Although in the Science Advances paper the team used a tabletop scanner, Heggestad said the team is trying to move toward a more portable platform to allow the test to be run at the point of care. They are also working to use the test with whole blood instead of plasma, to make it easier to use in a POC setting, by adding microfluidic components to the slide.
In this paper's iteration, the team also looked at the slides and hand drew circles around each fluorescent spot, but Heggestad said this process could all be automated.
Once the test is more automated and easier to use at the point of care, the team is interested in commercializing it, Heggestad said. The researchers must "make more progress" before commercialization steps are taken, but it's "on our radar," he said, adding the team has formed a startup company that could partner with another firm to produce and distribute the test.
Cameron Wolfe, an associate professor at the Duke University School of Medicine and infectious disease physician, said that although the test is "early days technology," it could be useful in determining treatments for patients affected by the virus. He noted that he helped the team by providing samples and reviewing its manuscript but was not involved in the development of the test.
Wolfe said current COVID-19 testing is lacking "a couple of elements," namely that there is no timely and mobile way to see what variants are present on a day-to-day basis. Sequencing can't be done at a patient's bedside or in real time, so there's no ability to understand what variant a patient may be infected with, he said. In addition, a clinician can assume a vaccinated patient has a defense against the virus, but tests to confirm the defense are "drawn out" and hard to interpret, he said.
Right now, any treatment decision is "a very broad and blunt clinical decision," he said.
While different variants currently don't impact which treatment a physician gives to a patient, with Omicron "we are starting to see limits with some of our monoclonal therapies, for example, that weren't there with Delta," Wolfe said.

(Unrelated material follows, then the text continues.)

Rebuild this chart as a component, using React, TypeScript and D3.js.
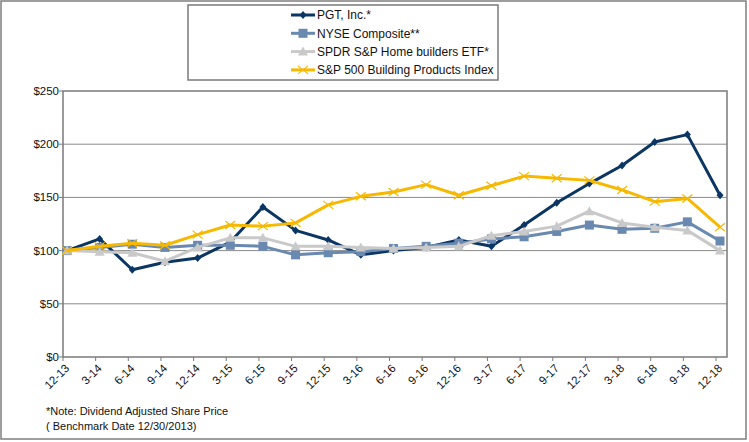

Knowing the variant up front "could allow you to tinker with which drug you give, thereby rationing supply better," he added.
The idea of having an "adaptable platform" to answer these questions in real time is compelling, especially in smaller labs that don't have access to high-tech sequencing instruments, Wolfe said. It would provide "a far more colored-in picture," he added.
The key issues that must be addressed before the test can be used clinically are the classics for any test, he said: cost and reproducibility. The test would need to be available at a price point that works for physicians, and it must be shown to work in different settings, he said. The team must also show clinicians would use the information, and how it would benefit them, he said. In addition, it needs to be easy to use.
Wolfe said he can see it being used as a way to rapidly verify protection, such as before traveling or before a patient undergoes chemotherapy. There's a "quite wide scope" of how it could be used, he said.
The utility of the test, however, also depends on "what happens with the pandemic," he said. With the spread of the Delta variant — which currently makes up the vast majority of COVID-19 cases in the US, according to the US Centers for Disease Control and Prevention — clinical decisions are less difficult, since a physician can assume a patient has the Delta variant and proceed with treatment accordingly.
If the pandemic continues in this vein, with one dominant variant, the test will not necessarily be in demand, he said. But if there are many circulating variants that ebb and flow throughout the world, the test could "be more helpful" in narrowing treatment options, he added.